I have heard language in the market about the “new normal,” but this is a massive misrepresentation of the current market and the subsequent opportunities. Most dealers will acknowledge that inventory is returning to pre-pandemic volumes, costs are climbing, and the “art of sales” has been lost from many showroom floors. To combat this, many are reaching out to access training solutions or implementing strict cost controls, neither of which address the real issue, and in some ways contradict each other. While investing in the training of one of your biggest cost centres, people, makes sense, it still misses two of the key issues of today’s market. Firstly, consumers now demand higher levels of engagement from dealerships, wanting more information how, and when, they want to consume it. No amount of training can deliver on these expectations with 40% of them now initiating their interest outside of traditional business hours. Secondly, there are only so many hours in the day, and how does even the most trained and capable team member spend their time only following up the most qualified of customers, spending their day efficiently on revenue generating activities, rather than low value, repetitive and unqualified tasks? AI doesn’t specifically generate revenue, it enables you to do it more efficiently, effectively, to do more with less. Converting more leads into vehicle sales, driving more service appointments, and turning more customers into repeat purchasers… all while maintaining, or reducing, headcount. While that’s historically been easier said than done, market leading AI applications are helping dealers do just that. To pause on AI will only lead to extended compression on net profit, and perpetuating inefficient operational processes that have existed largely unchanged for decades. There has never been a better time for dealers to embrace AI-powered automation to increase productivity – providing them with greater leverage to maintain profitability in an everchanging market.

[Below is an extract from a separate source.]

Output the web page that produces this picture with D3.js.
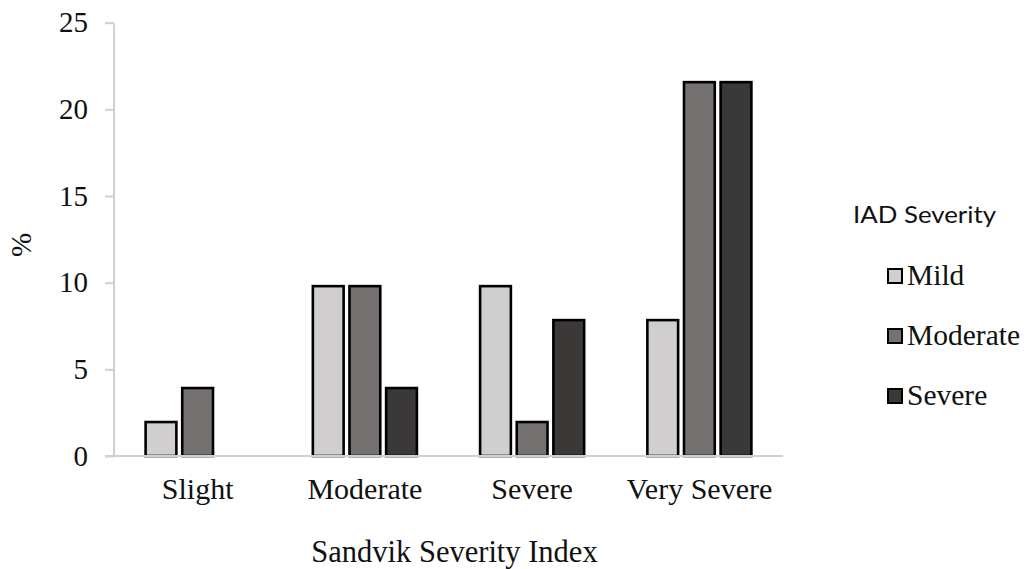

Leading AI technologies have invested heavily in modelling “scaling laws” that predict the exponential growth AI will encounter as more computation power and more data are added to the model; in other words, the more investment made. They are suggesting we are at the bottom of the growth curve and we are about to see AI exponentially explode in regards to capability and functionality. Inevitably, AI will move deeper into automation and extend into decisioning and persuasion, which creates as much excitement as concern across both business and consumer communities equally. The focus continues to be around the safeguards and controls that can be put in place to ensure business goals continue to be met but with the consumers’ needs being at the centre to ensure that goodwill is extended across this omnichannel engagement. One of the leading voices in AI, Dario Amodei – CEO and Founder of Anthropic, put it best when he said that “the more open ended the thing is, the more powerful it is, but also the more dangerous it is and the harder it is to control.” Creating a solution that is “safe and controllable” is a shared responsibility for all stakeholders in this evolving technology. Don’t delay, jump on the AI advocacy bandwagon, but choose who you do it with cautiously.